FROM CELEBRITIES TO FASHION BLOGGERS: THE CHANGES OF FASHION MARKETING
Posted on March 25, 2015 by Margherita Nannuzzi
Star system is principally an image of the way in which stars live. Starting from Hollywood’s roaring twenties, film production company has begun capitalizing on the people’s dream to dress like the stars. In 1937 the entrepreneur Bernard Waldman instituted the Modern Merchandising Bureau, a society that purchased the reproduction fees of dresses worn by stars in the movies and put up them for sale in Cinema Fashion’s shops in 400 town of the United States. This society designed the clothes ensuring that, when the movie come out, were directly set in the stores. Bought for a few dollars, the imitations of Greta Garbo, Joan Crawford and Clara Bow’s costumes make millions of woman dream. Would Repetto ballet flat have had success, if Brigitte Bardot hadn’t worn in Roger Vadim’s movie? The “must have”of clothes, the little black dress (Lbd), was made famous by Audrey Hepburn in Breakfast at Tiffany (Edwards, 1961) and designed by Givenchy; Nicole Kidman’s white singlet in Eyes Wide Shut (Kubrick,1999) became a symbol in female underwear. In the Internet’s age, fashion is more enjoyable and available. Big stars and famous actors lose their supremacy of unique models of elegance.

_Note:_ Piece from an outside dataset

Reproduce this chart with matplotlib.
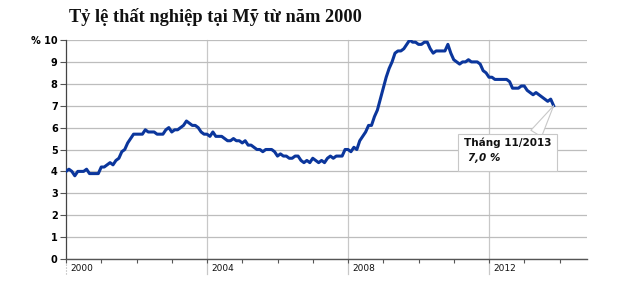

In the new way of communication web 2.5 (a new experience in which interactive media content are realized directly by internet users, which share informations, videos, pictures about own personality), new figures stands out in the business of fashion: fashion bloggers, which profit by social media as Facebook and Instagram for imposing as icons of style and exploiting fandom as a marketing instrument.
We follow and we love fashion bloggers because they are “people like us”. We leave remarks on the web, because we are anxious of knowing informations about their dress or hair’s colour. In Italy Chiara Ferragni, Chiara Biasi, Giulia Gaudino and the youngest Chiara Nasti are already very famous and guests in some of the most important fashion catwalks. Emerging brand competed for publicizing their clothes, accessories and cosmetics, exploiting popularity of these young girls. Fashion bloggers are by now a source of inspiration for a comfortable style and a sophisticated look, frequently rather cheap.
Isn’t it true fashion bloggers are redefining the rules of fashion marketing?